Unabashed, the dazzling young attorney for Pineapple Land said that criminality in prisons "will not be tolerated". 

All's good. 

*   *   *

A helpful reader has volunteered some statistical information about John Marshall's ground-breaking $1,054,501.25 in fees from the NSW crown last year.  

Marshall topped the poll of the crown's civil earners, coming in at almost three-time the quantum of the next of the list, Rick Burbidge, who harvested a miserable $388,593.32 for 2012. 

We asked Marshall the nature of the work he did for the state during the year in question, but have yet to hear back. 

However, it looks like he made a massive commitment. 

If we assume a rate of $4,000 a day, which is a recognised tariff for silks, it would mean Marshall worked 263.6 days in that year for the NSW government. 

That leaves only 28 percent of the rest of the year in which he wasn't working for the state, including weekends and public holidays. 

That is devotion to duty. 

However, should he have charged higher than the usual daily rate for silks, say $5,000 a day, he would have only worked 211 days for the crown and had 154 days free for other things (i.e. 42 percent of the year). 

I'm not sure what all this means, other than the higher you charge the more days you can get off for the other things in life. 

*   *   *

I was distressed as the next person to discover that Canberra law shop once known as Bradley Allen and now Bradley Allen Love, went down in its application for summary judgment against Ms Min Li Wu.  
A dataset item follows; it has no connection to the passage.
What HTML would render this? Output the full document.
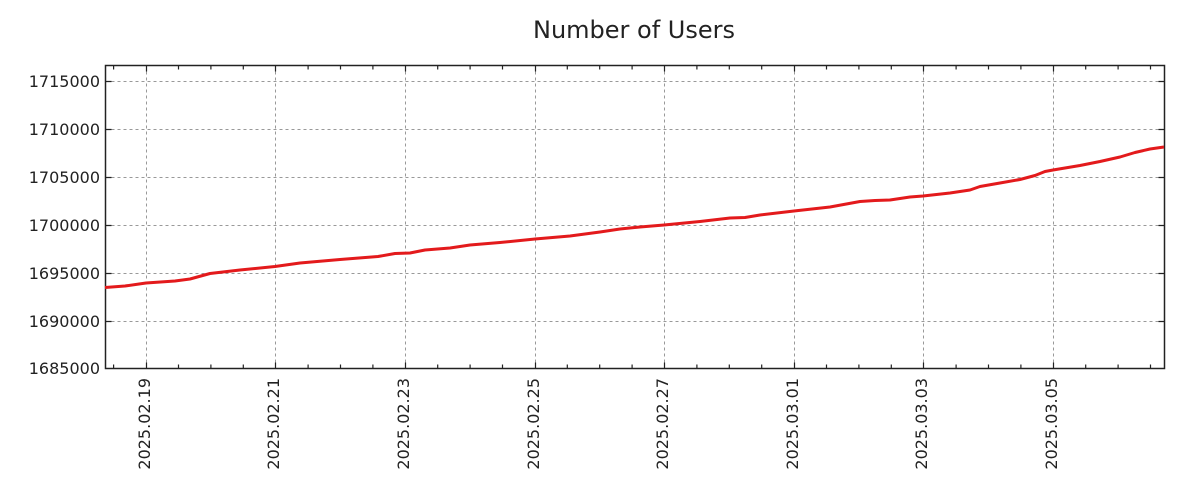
<!DOCTYPE html>
<html><head><meta charset="utf-8"><style>body{margin:0;background:#fff}svg{display:block}text{font-family:"DejaVu Sans","Liberation Sans",sans-serif;fill:#222}</style></head>
<body>
<svg width="1200" height="500" viewBox="0 0 1200 500">
<text x="634" y="38" font-size="24" text-anchor="middle">Number of Users</text>
<g stroke="#999" stroke-width="1" stroke-dasharray="3,3" fill="none">
<path d="M105.5 81.5H1164.5M105.5 129.5H1164.5M105.5 177.5H1164.5M105.5 225.5H1164.5M105.5 273.5H1164.5M105.5 321.5H1164.5"/>
<path d="M146.5 65.5V368.5M275.5 65.5V368.5M405.5 65.5V368.5M535.5 65.5V368.5M664.5 65.5V368.5M794.5 65.5V368.5M923.5 65.5V368.5M1053.5 65.5V368.5"/>
</g>
<g stroke="#222" stroke-width="1.2">
<path d="M105.5 81.5h6M105.5 129.5h6M105.5 177.5h6M105.5 225.5h6M105.5 273.5h6M105.5 321.5h6M1164.5 81.5h-6M1164.5 129.5h-6M1164.5 177.5h-6M1164.5 225.5h-6M1164.5 273.5h-6M1164.5 321.5h-6"/>
<path id="tk" d="M113.6 65.5v4M146.5 65.5v6M178.5 65.5v4M210.9 65.5v4M243.3 65.5v4M275.5 65.5v6M308.1 65.5v4M340.5 65.5v4M372.9 65.5v4M405.5 65.5v6M437.7 65.5v4M470.1 65.5v4M502.5 65.5v4M535.5 65.5v6M567.3 65.5v4M599.7 65.5v4M632.1 65.5v4M664.5 65.5v6M696.9 65.5v4M729.3 65.5v4M761.7 65.5v4M794.5 65.5v6M826.5 65.5v4M858.9 65.5v4M891.3 65.5v4M923.5 65.5v6M956.1 65.5v4M988.5 65.5v4M1020.9 65.5v4M1053.5 65.5v6M1085.7 65.5v4M1118.1 65.5v4M1150.5 65.5v4"/>
<use href="#tk" transform="translate(0,434) scale(1,-1)"/>
</g>
<rect x="105.5" y="65.5" width="1059" height="303" fill="none" stroke="#222" stroke-width="1.5"/>
<g font-size="16" text-anchor="end">
<text x="100" y="87">1715000</text><text x="100" y="135">1710000</text><text x="100" y="183">1705000</text><text x="100" y="231">1700000</text><text x="100" y="279">1695000</text><text x="100" y="327">1690000</text><text x="100" y="374">1685000</text>
</g>
<g font-size="16" text-anchor="end">
<text transform="translate(150,378) rotate(-90)">2025.02.19</text>
<text transform="translate(279,378) rotate(-90)">2025.02.21</text>
<text transform="translate(409,378) rotate(-90)">2025.02.23</text>
<text transform="translate(539,378) rotate(-90)">2025.02.25</text>
<text transform="translate(668,378) rotate(-90)">2025.02.27</text>
<text transform="translate(798,378) rotate(-90)">2025.03.01</text>
<text transform="translate(927,378) rotate(-90)">2025.03.03</text>
<text transform="translate(1057,378) rotate(-90)">2025.03.05</text>
</g>
<polyline fill="none" stroke="#e31a1c" stroke-width="3" stroke-linejoin="round" points="105,287.5 125,286 146,283 175,281 190,279 210,273.5 240,270 275,266.5 300,263 340,259.5 378,256.5 395,253.5 410,253 425,250 450,248 470,245 500,242.5 535,239 570,236 600,232 620,229 640,227 664,225 700,221.5 730,218 745,217.5 760,215 794,211 830,207 860,201.5 875,200.5 890,200 910,197 923,196 950,193 970,190 980,186.5 1000,183 1020,179.5 1035,175.5 1045,171.5 1053,170 1080,165.5 1100,161.5 1120,157 1135,152.5 1150,149 1164,147"/>
</svg>
</body></html>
Keith Bradley, and his colleagues John Bradley, Bill McCarthy and Susan Proctor (the old Bradley Allen) pleaded defamation and injurious falsehood against Wu after she launched a concerted campaign between 2010 and 2011 of picketing the law shop with pamphlets and placards, such as: 

"9th floor Canberra House - Keith Bradley Allen Lawyers - swindled money from my daughter's trustee fund left by my deceased husband. Give me back my $107,780.11." 
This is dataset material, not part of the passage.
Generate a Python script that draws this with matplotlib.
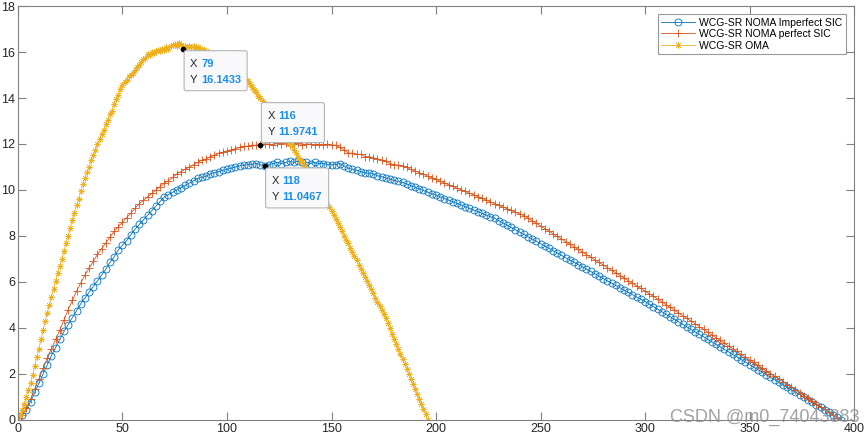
import numpy as np
import matplotlib
matplotlib.use('Agg')
import matplotlib.pyplot as plt
from matplotlib.patches import FancyBboxPatch
from matplotlib.transforms import IdentityTransform

plt.rcParams['font.family'] = ['Liberation Sans', 'DejaVu Sans']

#%% data

# WCG-SR OMA, x = 0..196 step 1
x_oma = np.arange(0, 197, 1)
y_oma = [0.0, 0.2, 0.45, 0.7, 1.0, 1.3, 1.6, 1.95, 2.35, 2.75,
         3.1, 3.5, 3.9, 4.3, 4.65, 5.0, 5.35, 5.7, 6.05, 6.4,
         6.7, 7.0, 7.35, 7.7, 8.0, 8.35, 8.7, 9.0, 9.35, 9.6,
         9.95, 10.25, 10.5, 10.8, 11.0, 11.3, 11.5, 11.75, 12.0, 12.2,
         12.45, 12.6, 12.85, 13.05, 13.3, 13.45, 13.75, 13.95, 14.15, 14.4,
         14.55, 14.7, 14.8, 14.95, 15.0, 15.1, 15.2, 15.35, 15.45, 15.55,
         15.7, 15.75, 15.9, 15.85, 16.0, 15.95, 16.05, 16.1, 16.05, 16.15,
         16.1, 16.2, 16.15, 16.25, 16.3, 16.35, 16.25, 16.4, 16.3, 16.1433,
         16.25, 16.2, 16.25, 16.2, 16.25, 16.15, 16.2, 16.15, 16.15, 16.1,
         16.05, 16.0, 15.95, 15.9, 15.85, 15.8, 15.75, 15.7, 15.65, 15.55,
         15.5, 15.45, 15.35, 15.3, 15.2, 15.15, 15.05, 15.0, 14.9, 14.8,
         14.75, 14.6, 14.5, 14.35, 14.25, 14.1, 14.0, 13.85, 13.75, 13.6,
         13.5, 13.35, 13.2, 13.05, 12.9, 12.75, 12.6, 12.45, 12.3, 12.15,
         12.0, 11.9, 11.75, 11.6, 11.45, 11.3, 11.2, 11.05, 10.9, 10.75,
         10.6, 10.45, 10.3, 10.15, 10.0, 9.85, 9.7, 9.55, 9.4, 9.25,
         9.1, 8.92, 8.74, 8.58, 8.38, 8.2, 8.02, 7.84, 7.68, 7.48,
         7.3, 7.12, 6.94, 6.76, 6.58, 6.4, 6.22, 6.04, 5.86, 5.68,
         5.5, 5.32, 5.14, 4.96, 4.78, 4.6, 4.42, 4.2, 3.98, 3.76,
         3.54, 3.32, 3.1, 2.88, 2.66, 2.44, 2.22, 2.0, 1.78, 1.56,
         1.34, 1.12, 0.9, 0.68, 0.46, 0.24, 0.02]

# WCG-SR NOMA, x = 0..394 step 2
x_noma = np.arange(0, 395, 2)
y_perfect = [0.0, 0.2, 0.5, 0.9, 1.35, 1.8, 2.25, 2.7, 3.1, 3.5,
             3.9, 4.35, 4.8, 5.2, 5.6, 5.95, 6.3, 6.6, 6.9, 7.2,
             7.45, 7.7, 7.95, 8.2, 8.4, 8.6, 8.8, 9.0, 9.2, 9.4,
             9.55, 9.7, 9.85, 10.0, 10.15, 10.3, 10.4, 10.55, 10.7, 10.8,
             10.9, 11.0, 11.1, 11.2, 11.3, 11.35, 11.45, 11.5, 11.6, 11.65,
             11.7, 11.75, 11.8, 11.85, 11.9, 11.9, 11.95, 11.95, 11.9741, 12.0,
             12.0, 11.95, 12.05, 12.0, 12.05, 11.95, 12.0, 12.05, 11.95, 12.0,
             12.0, 11.95, 12.0, 11.95, 12.0, 11.95, 11.95, 11.85, 11.75, 11.6,
             11.6, 11.55, 11.55, 11.45, 11.45, 11.4, 11.35, 11.3, 11.25, 11.15,
             11.1, 11.08, 11.05, 10.98, 10.9, 10.83, 10.76, 10.68, 10.61, 10.53,
             10.46, 10.38, 10.31, 10.23, 10.16, 10.08, 10.01, 9.94, 9.86, 9.79,
             9.71, 9.64, 9.56, 9.49, 9.41, 9.34, 9.26, 9.19, 9.11, 9.04,
             8.96, 8.89, 8.78, 8.66, 8.55, 8.44, 8.32, 8.21, 8.1, 7.98,
             7.87, 7.76, 7.64, 7.53, 7.42, 7.3, 7.19, 7.08, 6.96, 6.85,
             6.74, 6.62, 6.51, 6.4, 6.28, 6.17, 6.06, 5.94, 5.83, 5.72,
             5.6, 5.49, 5.38, 5.26, 5.14, 5.02, 4.9, 4.78, 4.66, 4.54,
             4.42, 4.3, 4.18, 4.06, 3.94, 3.82, 3.7, 3.58, 3.46, 3.34,
             3.22, 3.1, 2.98, 2.86, 2.74, 2.62, 2.5, 2.38, 2.26, 2.14,
             2.02, 1.9, 1.78, 1.66, 1.54, 1.42, 1.3, 1.18, 1.06, 0.94,
             0.82, 0.7, 0.58, 0.46, 0.34, 0.22, 0.1, 0.0]
y_imperfect = [0.0, 0.2, 0.45, 0.8, 1.2, 1.6, 2.0, 2.4, 2.8, 3.15,
               3.5, 3.85, 4.15, 4.45, 4.75, 5.05, 5.3, 5.55, 5.8, 6.05,
               6.3, 6.55, 6.85, 7.1, 7.4, 7.6, 7.8, 8.05, 8.3, 8.5,
               8.7, 8.9, 9.1, 9.3, 9.5, 9.7, 9.8, 9.9, 10.0, 10.1,
               10.2, 10.3, 10.4, 10.5, 10.55, 10.6, 10.7, 10.75, 10.8, 10.85,
               10.9, 10.95, 11.0, 11.05, 11.08, 11.1, 11.12, 11.15, 11.1, 11.0467,
               11.1, 11.15, 11.2, 11.15, 11.2, 11.25, 11.2, 11.25, 11.2, 11.2,
               11.15, 11.2, 11.15, 11.15, 11.1, 11.1, 11.1, 11.15, 11.05, 10.95,
               10.9, 10.85, 10.8, 10.75, 10.72, 10.7, 10.62, 10.58, 10.52, 10.47,
               10.42, 10.37, 10.33, 10.26, 10.19, 10.12, 10.05, 9.98, 9.91, 9.84,
               9.77, 9.7, 9.63, 9.56, 9.49, 9.42, 9.35, 9.27, 9.2, 9.13,
               9.06, 8.99, 8.91, 8.84, 8.77, 8.67, 8.57, 8.47, 8.37, 8.27,
               8.17, 8.07, 7.97, 7.87, 7.77, 7.67, 7.57, 7.46, 7.36, 7.26,
               7.16, 7.06, 6.96, 6.86, 6.76, 6.66, 6.56, 6.46, 6.36, 6.26,
               6.15, 6.05, 5.95, 5.85, 5.75, 5.65, 5.55, 5.45, 5.35, 5.25,
               5.15, 5.04, 4.93, 4.82, 4.71, 4.6, 4.49, 4.38, 4.27, 4.16,
               4.05, 3.94, 3.83, 3.72, 3.62, 3.51, 3.4, 3.29, 3.18, 3.07,
               2.96, 2.85, 2.74, 2.63, 2.52, 2.41, 2.3, 2.19, 2.08, 1.97,
               1.86, 1.75, 1.64, 1.53, 1.42, 1.31, 1.21, 1.1, 0.99, 0.88,
               0.77, 0.66, 0.55, 0.44, 0.33, 0.22, 0.11, 0.0]

labels = ['WCG-SR NOMA Imperfect SIC', 'WCG-SR NOMA perfect SIC', 'WCG-SR OMA']

# data tips: (x, y, box below the point?)
tips_x = [79, 116, 118]
tips_y = [16.1433, 11.9741, 11.0467]
tips_below = [True, False, True]

#%% plot
c_blue, c_orange, c_yellow = '#0072BD', '#D95319', '#EDB120'
c_axis = '#808080'

fig = plt.figure(figsize=(8.65, 4.38), dpi=100)
ax = fig.add_axes([0.0208, 0.0411, 0.9665, 0.9452])

ax.plot(x_noma, y_imperfect, color=c_blue, lw=0.6, marker='o', ms=5, mfc='none', mew=0.6, label=labels[0])
ax.plot(x_noma, y_perfect, color=c_orange, lw=0.6, marker='+', ms=5.5, mew=0.6, label=labels[1])
ax.plot(x_oma, y_oma, color=c_yellow, lw=0.6, marker=(8, 2, 0), ms=4.5, mew=0.4, label=labels[2])

ax.set_xlim(0, 400)
ax.set_ylim(0, 18)
ax.set_xticks(np.arange(0, 401, 50))
ax.set_yticks(np.arange(0, 19, 2))
ax.tick_params(direction='in', length=5.8, width=0.8, top=True, right=True,
               labelsize=9, color=c_axis, labelcolor='#262626', pad=2)
for s in ax.spines.values():
    s.set_color(c_axis)
    s.set_linewidth(0.8)

leg = ax.legend(loc='upper right', bbox_to_anchor=(0.99, 0.981), borderaxespad=0,
                fontsize=7.5, frameon=True, fancybox=False, handlelength=3.2,
                handletextpad=0.4, borderpad=0.35, labelspacing=0.15)
leg.get_frame().set_edgecolor(c_axis)
leg.get_frame().set_linewidth(0.8)

# data tips, drawn in pixel offsets from the data point
for tx, ty, below in zip(tips_x, tips_y, tips_below):
    px, py = ax.transData.transform((tx, ty))
    w, h = 63, 40
    x0 = px + 1
    y0 = py - 2 - h if below else py + 2
    box = FancyBboxPatch((x0, y0), w, h, boxstyle='round,pad=0,rounding_size=2',
                         fc='#F9F9FC', ec='#B5B5B5', lw=0.8, transform=IdentityTransform(), zorder=5)
    fig.add_artist(box)
    ax.plot(tx, ty, 'o', color='black', ms=3, zorder=6)
    top = y0 + h
    fig.text(x0 + 6, top - 13, 'X', transform=IdentityTransform(), fontsize=8, color='#262626',
             va='center', zorder=7)
    fig.text(x0 + 17, top - 13, str(tx), transform=IdentityTransform(), fontsize=8,
             fontweight='bold', color='#1A8FE8', va='center', zorder=7)
    fig.text(x0 + 6, top - 29, 'Y', transform=IdentityTransform(), fontsize=8, color='#262626',
             va='center', zorder=7)
    fig.text(x0 + 17, top - 29, '%.4f' % ty, transform=IdentityTransform(), fontsize=8,
             fontweight='bold', color='#1A8FE8', va='center', zorder=7)

fig.text(0.884, 0.046, 'CSDN @m0_74043383', fontsize=13, color='#8a8a8a', alpha=0.8,
         ha='center', va='center')

fig.savefig('out.png', dpi=100)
The shop acted for Wu's daughter, Alice Perry, and is resisting the allegation that any of the partners took money "to which they were not entitled". 

They asked the court for summary judgment on the injurious falsehood count. 

It was a long-shot and it failed - with Master David Harper saying, rather cruelly, there were issues on the pleadings as to whether the statements made by the defendant were false, whether they were published maliciously and whether the plaintiffs suffered actual damage or loss. 

Heather Ross, an employee of the shop, swore she had a conversation with Wu in the street, where the defendant pointedly said: 

"I lose money, they lose business." 

Wu deposed that she just wanted to let people know what the firm had done and to get back the money for her daughter. 

Harper found that the evidence did not establish any actual damage to the firm. Therefore no injurious falsehood, so no summary judgment. 

"The defendant, on her evidence, has a genuine belief that she has been overcharged by the solicitors. I suspect that she has lost all faith in lawyers, and takes little, if any, comfort from the available powers of the Law Society, taxing officers of the court or indeed the judiciary - lawyers all." 

Ain't that the story?  

*   *   *

People frequently ask me for details of the height and weight of Fed Court Justice Mordy Bromberg - the famous Bolt case jurist. 

Fortunately the information is available on his Wikipedia entry

Under the alluring link, Mordy Bromberg's statistics, we find:  

"Height 183 cm. Weight 83 kg." 

Presumably that was the relevant data at the time HH was a St Kilda AFL player. 

Is he the only Australian judicial officer whose online biographical entry records these important dimensions? 

Wikipedia is looking for the information to be "expanded".